ABSTRACT

Introduction As the twentieth century dawned, Darwin’s thought, as it awaited its theoretical vindication, had already long been ensconced in what has since been described as its ‘eclipse’. The evolutionary worldview, by contrast, was more alive than ever. In an epoch dominated by scientific materialism, the evolutionary philosophy of a French Jew, Henri Bergson (1859-1941), was to infuse that worldview with a new ethos in which religion and spirituality could be explored alongside science with unimpeachable intellectual respectability. This was because of his decisive contribution of making it possible to be at once religious and progressive. The reach of his influence included Muslims in and beyond the francophone world. One of them, Souleymane Bachir Diagne, boldly compares his influence to the decisive impact of Aristotelianism on earlier Islamic philosophers.1 Bergson hardly looks like a promising candidate for such a role. His philosophy, far from adding up to a system, has little explicit to say about God, and the Frenchman rejoices under the epithet of ‘anti-rationalist’. What he did offer was a way of integrating science and spirit within a single worldview which actually accorded the latter the upper hand, wrapping the whole within an evolutionary framework.
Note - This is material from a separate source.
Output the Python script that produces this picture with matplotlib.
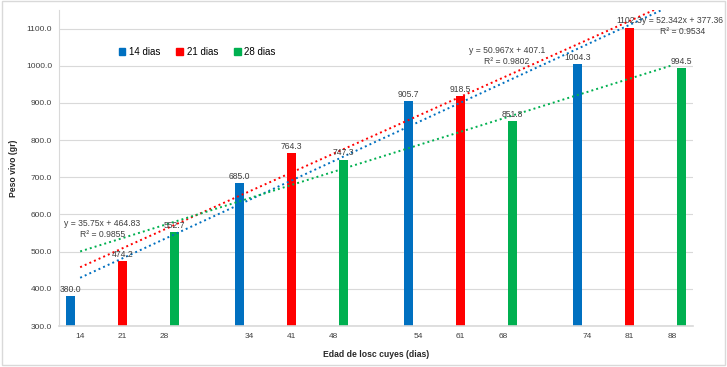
import matplotlib
matplotlib.use("Agg")
import matplotlib.pyplot as plt
from matplotlib.patches import Patch, Rectangle
import numpy as np

plt.rcParams['font.family'] = ['Liberation Sans', 'DejaVu Sans']

# category axis (blank slots separate the groups)
categories = ['14', '21', '28', '', '34', '41', '48', '', '54', '61', '68', '', '74', '81', '88']

# series values
series_names = ['14 dias', '21 dias', '28 dias']
dias14 = [380.0, 685.0, 905.7, 1004.3]
dias21 = [474.2, 764.3, 918.5, 1102.3]
dias28 = [552.7, 747.3, 851.8, 994.5]

# trendline labels as printed on the chart
trend_labels = ['y = 52.342x + 377.36\nR² = 0.9534',
                'y = 50.967x + 407.1\nR² = 0.9802',
                'y = 35.75x + 464.83\nR² = 0.9855']

colors = ['#0070C0', '#FF0000', '#00B050']
offsets = [-0.23, 0.0, 0.23]

fig = plt.figure(figsize=(7.27, 3.67), dpi=100)
ax = fig.add_axes([0.0812, 0.1117, 0.8721, 0.8611])

n_cat = len(categories)
x_all = np.arange(n_cat)

for k, (vals, col, off) in enumerate(zip([dias14, dias21, dias28], colors, offsets)):
    idx = np.array([g * 4 + k for g in range(len(vals))])
    xb = idx + off
    ax.bar(xb, np.array(vals) - 300, bottom=300, width=0.215, color=col, zorder=2)
    for xx, v in zip(xb, vals):
        ax.text(xx, v + 6, f"{v:.1f}", ha='center', va='bottom', fontsize=6.2, color='#404040', zorder=4)
    # linear trendline, Excel style (x = category number 1..15)
    xe = idx + 1
    m, b = np.polyfit(xe, vals, 1)
    ax.plot(x_all, m * (x_all + 1) + b, color=col, lw=1.4, linestyle=(0, (1, 1.6)), zorder=3)
    pos = [(14.26, 1107), (10.1, 1027), (0.52, 560)][k]
    ax.text(pos[0], pos[1], trend_labels[k], ha='center', va='center', fontsize=6.2, color='#404040',
            linespacing=1.25, zorder=5, clip_on=False)

ax.set_xlim(-0.5, n_cat - 0.5)
ax.set_ylim(300, 1150)
ax.set_xticks(x_all)
ax.set_xticklabels(categories, fontsize=6, color='#404040')
ax.set_yticks(np.arange(300, 1101, 100))
ax.set_yticklabels([f"{v:.1f}" for v in np.arange(300, 1101, 100)], fontsize=6, color='#404040')
ax.tick_params(length=0, pad=5)
ax.grid(axis='y', color='#d9d9d9', lw=0.8, zorder=0)
ax.set_axisbelow(True)
for s in ['top', 'right']:
    ax.spines[s].set_visible(False)
ax.spines['left'].set_color('#d9d9d9')
ax.spines['bottom'].set_color('#d9d9d9')
ax.spines['bottom'].set_linewidth(1.2)

ax.set_xlabel('Edad de losc cuyes (dias)', fontsize=6.2, fontweight='bold', color='#262626', labelpad=7)
ax.set_ylabel('Peso vivo (gr)', fontsize=6.2, fontweight='bold', color='#262626', labelpad=6)

handles = [Patch(color=c, label=n) for c, n in zip(colors, series_names)]
ax.legend(handles=handles, loc='center left', bbox_to_anchor=(0.08, 0.867), ncol=3, frameon=False,
          fontsize=7, handlelength=0.7, handleheight=0.7, handletextpad=0.4, columnspacing=1.6)

# chart border
fig.patches.append(Rectangle((0.003, 0.006), 0.994, 0.99, transform=fig.transFigure,
                             fill=False, edgecolor='#d9d9d9', lw=1))

fig.savefig('out.png', dpi=100)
It could be said that his project was to link the theory of evolution to the intimate human experience of temporality, converting the evolutionary worldview into a fully fledged philosophical doctrine.2 The result is a vision of cosmic man, heroic and Promethean. This chapter sets out to evaluate Diagne’s surprising claim and to examine how in actual fact Muslim thinkers responded creatively to the new intellectual mood generated by Bergson’s thought by exploiting it to fashion a new ‘founding moment’.